• Stated exercise: Give again exactly the lines that run from the start of the records to the line holding "var FS = 21;", both ends counted. Do not include the pictures.

START

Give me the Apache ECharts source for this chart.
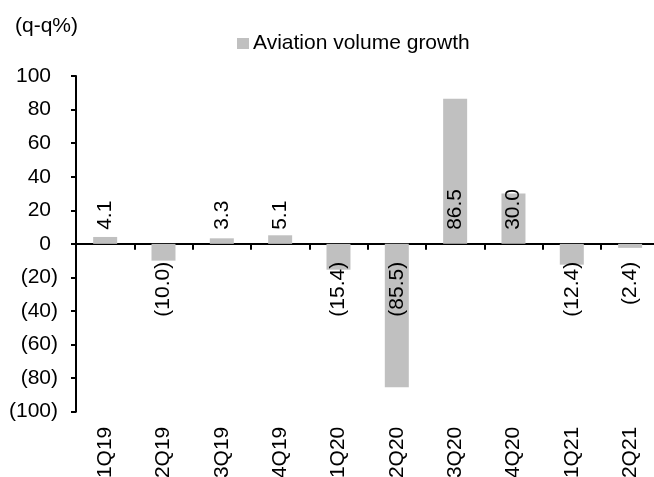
<!DOCTYPE html>
<html>
<head>
<meta charset="utf-8">
<script src="https://cdn.jsdelivr.net/npm/echarts@6/dist/echarts.min.js"></script>
<style>
html,body{margin:0;padding:0;background:#fff;}
#chart{width:654px;height:477px;}
</style>
</head>
<body>
<div id="chart"></div>
<script>
var categories = ['1Q19','2Q19','3Q19','4Q19','1Q20','2Q20','3Q20','4Q20','1Q21','2Q21'];
var growth = [4.1, -10.0, 3.3, 5.1, -15.4, -85.5, 86.5, 30.0, -12.4, -2.4];
var seriesName = 'Aviation volume growth';
var unitLabel = '(q-q%)';
var yTicks = {min: -100, max: 100, step: 20};

var FONT = 'Liberation Sans, Arial, sans-serif';
var FS = 21;

function fmtLabel(v){
  var s = Math.abs(v).toFixed(1);
  return v < 0 ? '(' + s + ')' : s;
}

var posLabel = {
  show: true, position: 'insideBottom', distance: 14, rotate: 90,
  align: 'left', verticalAlign: 'middle',
  color: '#000', fontSize: FS, fontFamily: FONT, textBorderWidth: 0
};
var negLabel = {
  show: true, position: 'insideTop', distance: 18, rotate: 90,
  align: 'right', verticalAlign: 'middle',
  color: '#000', fontSize: FS, fontFamily: FONT, textBorderWidth: 0
};

var chart = echarts.init(document.getElementById('chart'), null, {renderer: 'canvas'});
chart.setOption({
  animation: false,
  backgroundColor: '#fff',
  title: {
    text: unitLabel, left: 10, top: 11,
    textStyle: {fontSize: FS, fontWeight: 'normal', color: '#000', fontFamily: FONT}
  },
  legend: {
    data: [seriesName], left: 232, top: 28,
    itemWidth: 12, itemHeight: 11, itemGap: 10,
    icon: 'rect',
    textStyle: {fontSize: FS, color: '#000', fontFamily: FONT, padding: [0,0,0,-1]}
  },
  grid: {left: 76, top: 76, bottom: 65.3, right: -5.3, containLabel: false, outerBoundsMode: 'none'},
  xAxis: [
    {
      type: 'category', data: categories, position: 'bottom',
      axisLine: {onZero: true, lineStyle: {color: '#000', width: 2}},
      axisTick: {show: true, alignWithLabel: false, length: 6, lineStyle: {color: '#000', width: 2}},
      axisLabel: {show: false},
      splitLine: {show: false}
    },
    {
      type: 'category', data: categories, position: 'bottom',
      axisLine: {show: false, onZero: false},
      axisTick: {show: false},
      axisLabel: {show: true, rotate: 90, margin: 15, interval: 0,
        fontSize: FS, color: '#000', fontFamily: FONT},
      splitLine: {show: false}
    }
  ],
  yAxis: {
    type: 'value', min: yTicks.min, max: yTicks.max, interval: yTicks.step,
    axisLine: {show: true, lineStyle: {color: '#000', width: 2}},
    axisTick: {show: true, length: 5, inside: false, lineStyle: {color: '#000', width: 2}},
    splitLine: {show: false},
    axisLabel: {
      margin: 18, fontSize: FS, color: '#000', fontFamily: FONT,
      formatter: function(v){
        if (v < 0) return '(' + Math.abs(v) + ')';
        return v + '{h|)}';
      },
      rich: {h: {color: 'rgba(0,0,0,0)', fontSize: FS, fontFamily: FONT}}
    }
  },
  series: [{
    name: seriesName, type: 'bar', xAxisIndex: 0, barWidth: 24,
    itemStyle: {color: '#c0c0c0'},
    data: growth.map(function(v){
      return {value: v, label: Object.assign({formatter: fmtLabel(v)}, v < 0 ? negLabel : posLabel)};
    })
  }]
});
</script>
</body>
</html>
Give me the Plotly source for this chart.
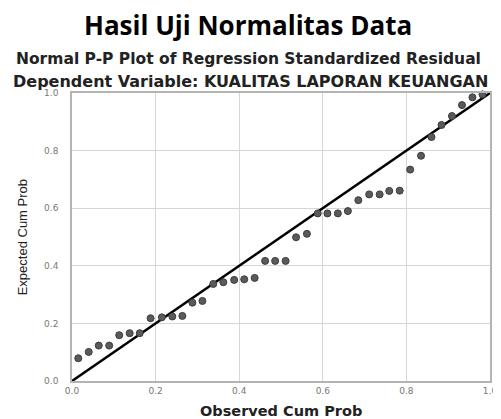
import plotly.graph_objects as go

observed = [0.015, 0.040, 0.064, 0.089, 0.113, 0.138, 0.162, 0.188, 0.215, 0.240,
            0.264, 0.288, 0.312, 0.338, 0.362, 0.388, 0.412, 0.437, 0.462, 0.486,
            0.511, 0.536, 0.562, 0.588, 0.611, 0.636, 0.660, 0.685, 0.711, 0.736,
            0.759, 0.784, 0.809, 0.835, 0.860, 0.884, 0.909, 0.933, 0.958, 0.982]
expected = [0.079, 0.101, 0.123, 0.123, 0.159, 0.166, 0.166, 0.218, 0.221, 0.224,
            0.226, 0.272, 0.278, 0.337, 0.343, 0.351, 0.353, 0.358, 0.417, 0.417,
            0.417, 0.499, 0.511, 0.582, 0.582, 0.582, 0.590, 0.628, 0.648, 0.648,
            0.660, 0.661, 0.734, 0.782, 0.847, 0.889, 0.920, 0.958, 0.985, 0.995]
diag = [0.0, 1.0]
ticks = [0.0, 0.2, 0.4, 0.6, 0.8, 1.0]
tick_text = ["0.0", "0.2", "0.4", "0.6", "0.8", "1.0"]

# page body has an 8px margin; plot area in window pixels: x 72..497, y 93..381
fig = go.Figure()
fig.add_trace(go.Scatter(x=diag, y=diag, mode="lines",
                         line=dict(color="black", width=2.5),
                         hoverinfo="skip", cliponaxis=False))
fig.add_trace(go.Scatter(x=observed, y=expected, mode="markers",
                         marker=dict(size=7, color="#5a5a5a",
                                     line=dict(color="#3c3c3c", width=1)),
                         cliponaxis=False))

axis_common = dict(range=[0, 1], tickvals=ticks, ticktext=tick_text,
                   showgrid=True, gridcolor="#d6d6d6", gridwidth=1,
                   showline=True, linecolor="#b4b4b4", linewidth=1.5, mirror=True,
                   zeroline=False,
                   tickfont=dict(family="DejaVu Sans", size=9, color="#777777"))

fig.update_layout(
    width=501, height=411,
    margin=dict(l=64, r=12, t=85, b=38),
    paper_bgcolor="white", plot_bgcolor="white",
    showlegend=False,
    xaxis=dict(**axis_common, ticks=""),
    yaxis=dict(**axis_common, ticks="outside", ticklen=10,
               tickcolor="rgba(0,0,0,0)"),
)

def xp(px):
    return (px - 72) / 425

def yp(py):
    return (381 - py) / 288

fig.add_annotation(text="<b>Hasil Uji Normalitas Data</b>", x=xp(251), xref="paper",
                   y=yp(25), yref="paper", showarrow=False, yanchor="middle",
                   xanchor="center",
                   font=dict(family="Open Sans", size=26, color="black"))
fig.add_annotation(text="<b>Normal P-P Plot of Regression Standardized Residual</b>",
                   x=xp(251), xref="paper", y=yp(59), yref="paper",
                   showarrow=False, yanchor="middle", xanchor="center",
                   font=dict(family="DejaVu Sans", size=15.5, color="#222222"))
fig.add_annotation(text="<b>Dependent Variable: KUALITAS LAPORAN KEUANGAN</b>",
                   x=xp(253), xref="paper", y=yp(81.5), yref="paper",
                   showarrow=False, yanchor="middle", xanchor="center",
                   font=dict(family="DejaVu Sans", size=16, color="#222222"))
fig.add_annotation(text="<b>Observed Cum Prob</b>",
                   x=xp(284), xref="paper", y=yp(410.5), yref="paper",
                   showarrow=False, yanchor="middle", xanchor="center",
                   font=dict(family="DejaVu Sans", size=14.5, color="#222222"))
fig.add_annotation(text="Expected Cum Prob", textangle=-90,
                   x=xp(22), xref="paper", y=yp(237.5), yref="paper",
                   showarrow=False, yanchor="middle", xanchor="center",
                   font=dict(family="Liberation Sans", size=13, color="#222222"))

fig.write_html("out.html")
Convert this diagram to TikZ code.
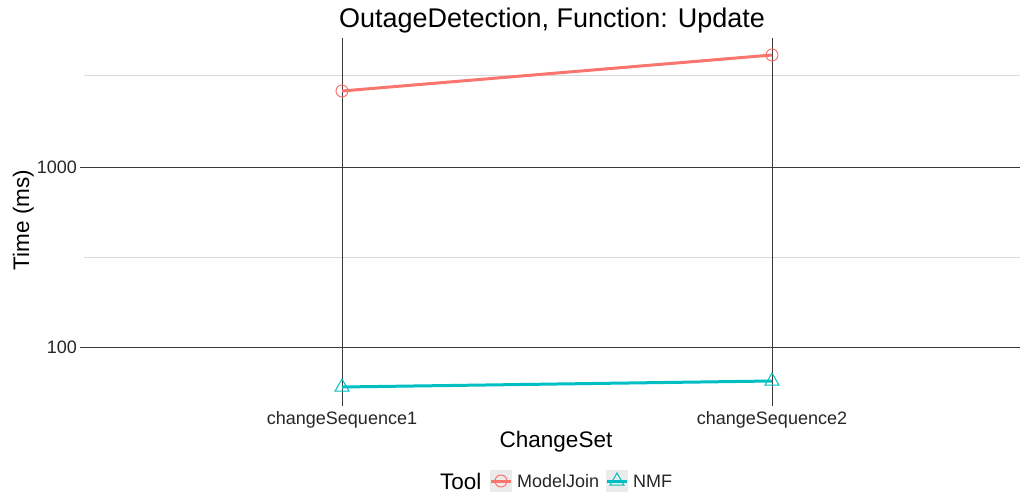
\documentclass[tikz,border=0pt]{standalone}
\usepackage{fontspec}
\setmainfont{Liberation Sans}
\usetikzlibrary{shapes.geometric}
\definecolor{mjcol}{HTML}{F8766D}
\definecolor{nmfcol}{HTML}{00BFC4}
\definecolor{majorcol}{HTML}{3A3A3A}
\definecolor{minorcol}{HTML}{D9D9D9}
\definecolor{keybg}{HTML}{EBEBEB}
\begin{document}
\begin{tikzpicture}[x=1pt,y=-1pt,
  majorline/.style={draw=majorcol,line width=0.9pt},
  minorline/.style={draw=minorcol,line width=0.9pt},
  ticklab/.style={font=\fontsize{18}{18}\selectfont,text=black!85,inner sep=0pt},
  axtitle/.style={font=\fontsize{22.5}{22.5}\selectfont,inner sep=0pt},
  mjline/.style={draw=mjcol,line width=3pt},
  nmfline/.style={draw=nmfcol,line width=3pt},
  mjpt/.style={circle,draw=mjcol,line width=1pt,minimum size=12pt,inner sep=0pt},
  nmfpt/.style={regular polygon,regular polygon sides=3,draw=nmfcol,line width=1pt,minimum size=16pt,inner sep=0pt},
  keybox/.style={fill=keybg,draw=none,minimum size=22pt,inner sep=0pt}
]
\useasboundingbox (0,0) rectangle (1020,492);
% grid
\coordinate (mn1a) at (84,75);  \coordinate (mn1b) at (1020,75);
\coordinate (mn2a) at (84,257); \coordinate (mn2b) at (1020,257);
\draw[minorline] (mn1a) -- (mn1b);
\draw[minorline] (mn2a) -- (mn2b);
\coordinate (mj1a) at (80,167); \coordinate (mj1b) at (1020,167);
\coordinate (mj2a) at (80,347); \coordinate (mj2b) at (1020,347);
\draw[majorline] (mj1a) -- (mj1b);
\draw[majorline] (mj2a) -- (mj2b);
\coordinate (v1a) at (342,38); \coordinate (v1b) at (342,406);
\coordinate (v2a) at (772,38); \coordinate (v2b) at (772,406);
\draw[majorline] (v1a) -- (v1b);
\draw[majorline] (v2a) -- (v2b);
% data
\coordinate (m1) at (342,91);
\coordinate (m2) at (772,55);
\coordinate (n1) at (342,387);
\coordinate (n2) at (772,381);
\draw[mjline] (m1) -- (m2);
\draw[nmfline] (n1) -- (n2);
\node[mjpt] (pm1) at (m1) {};
\node[mjpt] (pm2) at (m2) {};
\node[nmfpt] (pn1) at (n1) {};
\node[nmfpt] (pn2) at (n2) {};
% axis labels
\node[ticklab,anchor=east] (y1000) at (77,167) {1000};
\node[ticklab,anchor=east] (y100) at (77,347) {100};
\node[ticklab,anchor=base] (x1) at (342,424) {changeSequence1};
\node[ticklab,anchor=base] (x2) at (772,424) {changeSequence2};
\node[axtitle,anchor=base] (xt) at (556,447) {ChangeSet};
\node[axtitle,anchor=base,rotate=90] (yt) at (29,220) {Time (ms)};
\node[font=\fontsize{27}{27}\selectfont,inner sep=0pt,anchor=base] (title) at (552,28) {OutageDetection, Function: Update};
% legend
\node[axtitle,anchor=base west] (lt) at (440,489) {Tool};
\node[keybox] (k1) at (501,481) {};
\coordinate (k1a) at (491,481); \coordinate (k1b) at (511,481);
\draw[mjline] (k1a) -- (k1b);
\node[mjpt] (k1p) at (k1) {};
\node[ticklab,anchor=base west] (l1) at (517,487.5) {ModelJoin};
\node[keybox] (k2) at (617,481) {};
\coordinate (k2a) at (607,481); \coordinate (k2b) at (627,481);
\draw[nmfline] (k2a) -- (k2b);
\node[nmfpt] (k2p) at (k2) {};
\node[ticklab,anchor=base west] (l2) at (633,487.5) {NMF};
\end{tikzpicture}
\end{document}
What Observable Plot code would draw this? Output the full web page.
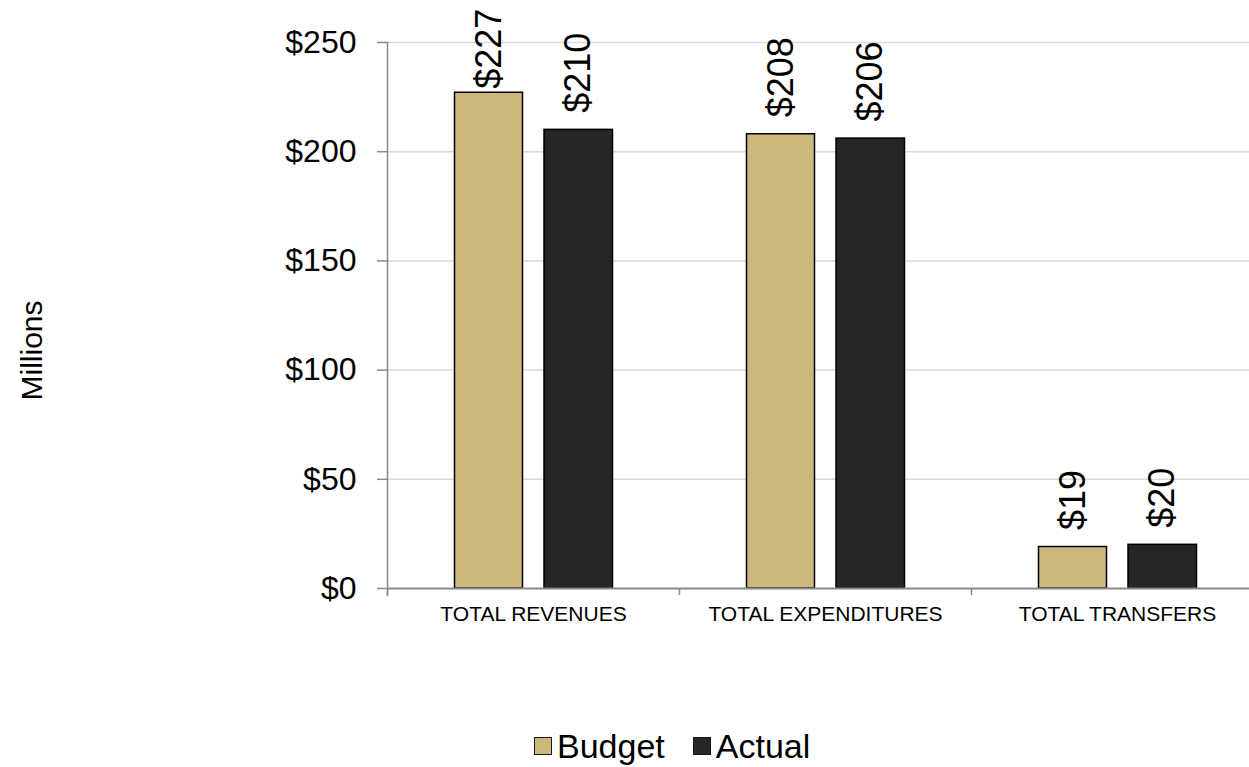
<!DOCTYPE html>
<html><head><meta charset="utf-8">
<script src="https://cdn.jsdelivr.net/npm/d3@7"></script>
<script src="https://cdn.jsdelivr.net/npm/@observablehq/plot@0.6"></script>
<style>
body{margin:0;background:#fff;overflow:hidden;font-family:"Liberation Sans",Arial,sans-serif;}
#chart{position:relative;width:1249px;height:767px;overflow:hidden;}
#legend{position:absolute;top:726px;left:534px;display:flex;align-items:center;font-size:34px;color:#000;line-height:40px;}
.sw{width:18px;height:18px;border:1.5px solid #1a1a1a;margin-right:5px;box-sizing:border-box;}
</style></head><body>
<div id="chart"></div>
<script>
const categories = ["TOTAL REVENUES", "TOTAL EXPENDITURES", "TOTAL TRANSFERS"];
const budget = [227, 208, 19];
const actual = [210, 206, 20];
const series = ["Budget", "Actual"];
const colors = ["#cdb87c", "#262626"];
const yTicks = [0, 50, 100, 150, 200, 250];
const yLabel = "Millions";

const budgetRows = categories.map((c, i) => ({cat: c, series: "Budget", value: budget[i]}));
const actualRows = categories.map((c, i) => ({cat: c, series: "Actual", value: actual[i]}));
const fmt = v => "$" + v;
const labelY = d => Math.min(d.value, 221);
const axisGray = "#898989";
const font = "'Liberation Sans', Arial, sans-serif";

const plot = Plot.plot({
  width: 1249, height: 705,
  marginLeft: 387, marginRight: 0, marginTop: 42, marginBottom: 117,
  style: {fontFamily: font, background: "white", color: "#000", overflow: "hidden"},
  x: {type: "band", domain: categories, range: [387, 1263], padding: 0, round: false},
  y: {domain: [0, 250]},
  marks: [
    Plot.ruleY(yTicks.filter(t => t > 0), {stroke: "#d9d9d9", strokeWidth: 1.5}),
    Plot.barY(budgetRows, {x: "cat", y: "value", fill: colors[0], stroke: "#000", strokeWidth: 1.5, insetLeft: 67.5, insetRight: 156.5}),
    Plot.barY(actualRows, {x: "cat", y: "value", fill: colors[1], stroke: "#000", strokeWidth: 1.5, insetLeft: 157, insetRight: 66.5}),
    Plot.ruleY([0], {stroke: axisGray, strokeWidth: 2}),
    Plot.ruleX(categories, {x: d => d, y1: 0, y2: 0, dx: -146, insetBottom: -7, stroke: axisGray, strokeWidth: 1.5}),
    Plot.frame({anchor: "left", insetBottom: -7, stroke: axisGray, strokeWidth: 1.5}),
    Plot.axisY({ticks: yTicks, tickSize: 10, tickPadding: 21, tickFormat: fmt, fontSize: 32, label: null, stroke: axisGray, strokeWidth: 1.5, fill: "#000"}),
    Plot.axisX({tickSize: 0, tickPadding: 18, fontSize: 21, label: null, fill: "#000"}),
    Plot.text(budgetRows, {x: "cat", y: labelY, text: d => fmt(d.value), rotate: -90, textAnchor: "start", dx: -44.5, dy: -17, fontSize: 36, fill: "#000"}),
    Plot.text(actualRows, {x: "cat", y: labelY, text: d => fmt(d.value), rotate: -90, textAnchor: "start", dx: 45, dy: -17, fontSize: 36, fill: "#000"}),
    Plot.text([yLabel], {frameAnchor: "left", textAnchor: "middle", rotate: -90, dx: -355, dy: 35, fontSize: 30, fill: "#000"})
  ]
});
document.getElementById("chart").appendChild(plot);

const legend = document.createElement("div");
legend.id = "legend";
series.forEach((s, i) => {
  const item = document.createElement("div");
  item.style.display = "flex";
  item.style.alignItems = "center";
  item.style.marginRight = i === 0 ? "28px" : "0";
  const sw = document.createElement("div");
  sw.className = "sw";
  sw.style.background = colors[i];
  const t = document.createElement("span");
  t.textContent = s;
  item.appendChild(sw);
  item.appendChild(t);
  legend.appendChild(item);
});
document.getElementById("chart").appendChild(legend);
</script>
</body></html>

END

• Solution:
Give me the Apache ECharts source for this chart.
<!DOCTYPE html>
<html>
<head>
<meta charset="utf-8">
<script src="https://cdn.jsdelivr.net/npm/echarts@6/dist/echarts.min.js"></script>
<style>
html,body{margin:0;padding:0;background:#fff;}
#chart{width:654px;height:477px;}
</style>
</head>
<body>
<div id="chart"></div>
<script>
var categories = ['1Q19','2Q19','3Q19','4Q19','1Q20','2Q20','3Q20','4Q20','1Q21','2Q21'];
var growth = [4.1, -10.0, 3.3, 5.1, -15.4, -85.5, 86.5, 30.0, -12.4, -2.4];
var seriesName = 'Aviation volume growth';
var unitLabel = '(q-q%)';
var yTicks = {min: -100, max: 100, step: 20};

var FONT = 'Liberation Sans, Arial, sans-serif';
var FS = 21;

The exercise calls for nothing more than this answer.